There are times in my life when I think of moments and actions. Scenes where I can reflect and think about who I am and where I’m going. As an American, I put things on a pedestal, from intelligence to my status in life. I often wonder if it’s enough.
CHILDHOOD
I grew up in Atlanta, GA. In different areas and different cultures. I’ve been judged and told who I am and what I am even when I thought I had my mind made up. I’ve always seen myself as smart even in my youth. I just fall in the same trap of letting others tell me who I am and what I am. More often adults than other children.
With being southern there’s a universal fact that haunts us all. It’s that we must always respect and more-or-less adhere to what adults tell us. Maybe I never flipped that switch until later or maybe I just believed that all adults had to correct. Either way, I think that the process of thinking changed me. In other ways, I think it stunted me and made me doubt myself.
Flash forward to now and I with a fresh pair of hindsight I wonder what’s it about. The IT being, the life of course. I have a memory that I created and can seem a bit…paradoxical. Many years ago when I watched “Back to the Future” you know the time-travel movie. I created an anti-paradox plan incase I, myself ever gained this ability. I created scenarios and methods of what I could tell myself or how I’d communicate without touching or actively interacting with me. Those are happy memories for me. Those are fun memories.
THE BLACK GUY
Black American, African American, just black no African, I’m just Dee no black or African. I’ve been through all those phases of identity. I’ve come to realize that none of it matters, not really. I mean in the grand view it does. You have to unite culture and abide or identify with that culture. Set that culture up. To show the diaspora and commutation of a group that feels displaced. I being one of them.
It took me to accept that I was “the black guy” in thy groups I was apart of. I have a lot of excuses or as I call them ‘reasonings’ as to why I didn’t have many black or POC friends. I could be like Ta-Nehisi Coates and write a short story on how I saw my blackness and what a black American meant to me. I was a bigot. Plain and simple. Some of that bigotry is still in me the only difference from then and now is. I see it. I know the signs. I know how to call myself out on the things I think and say. On all scales of hate.
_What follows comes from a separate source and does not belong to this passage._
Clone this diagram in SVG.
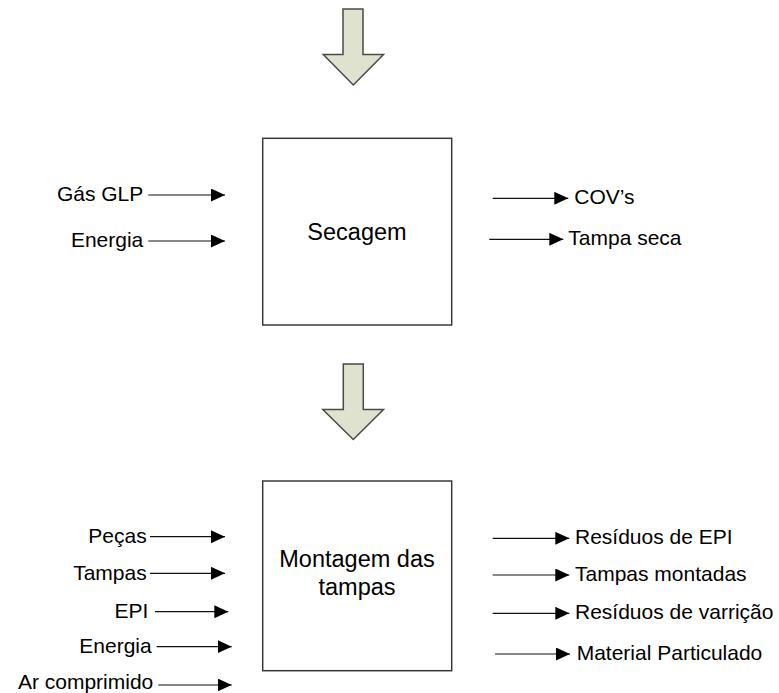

There was a time I thought America was just a bigoted country. I would tell myself, “I’ll always have some form of hate on me no matter what.” I have to tell you, that thought started to drive me insane. It was a challenge for me. As I write this I keep trying to backpedal my words. Either by projecting my actions on to someone else or by underselling what I really mean but you can’t come back from calling yourself a bigot.
There’s a major racist moment I can remember of my past that I can’t shake. I was having dinner with a group of coworkers and one (white guy) asked me questions about my past. Things that are just true about me. Where I’m from. Where I grew up. I took most of this as him getting to know me. Then he asked about my father and I told him I’ve never met him. Then I looked around the table and noticed everyone was lowering their heads. They were ashamed. I was a stereotype not just that I was also a negative one. Just another cog that’s wrong with the system. I later found out who his girlfriend was and she would regularly chat with me at work. So he was not only scared of me but also threatened. Or just insecure.
I think about this scene of Grey’s Anatomy often. The scene had two women, one black and one white and the doctor that’s black received more accolades than the white doctor. The two doctors were friends until that instant and that drove them apart. The doctor that’s black shared a bit of her life and told a story of her past. Which was dark and sad. The doctor that’s white immediately used that story and the doctor that’s black past to write off the black doctor’s accomplishments. To define her by those moments in her life.
This scene makes me think about that moment and that moment made me question who I am. As a person. Am I, a what or a who.
CURRENTLY
Now I’m an adult with kids of my own and I wonder about their thoughts, ambition or how they see themselves. With all that looking into their lives and their possible future I’m concerned about their struggle. Their struggle of worth and the American dream. What they can or can’t talk to me about. What they want from themselves and how they’ll get it. Even as an adult those thoughts and hurdles overpower me.
The worthiness and privilege of being an American. The amount of intelligence I must have to be smart. The pursuit of the American dream.
Things that I thought were unavoidable. It’s 2020 and while that shouldn’t mean anything I think it does. I think it means this is a new start. Parts in me scream “what does that mean!” Maybe it’s not a new start. Maybe it’s me just jumping another hurdle in personal growth. If you’re wondering “all of this sounds very confusing and this is hard to follow.” You’re not alone. I’m worthy of everything I have and more. No one can tell me otherwise or how I should perceive my life. Whether I’m consumed by American privilege or impacted by prejudice from others. My life is mine and I’m getting away from that fog I created for myself all those years ago. I love myself.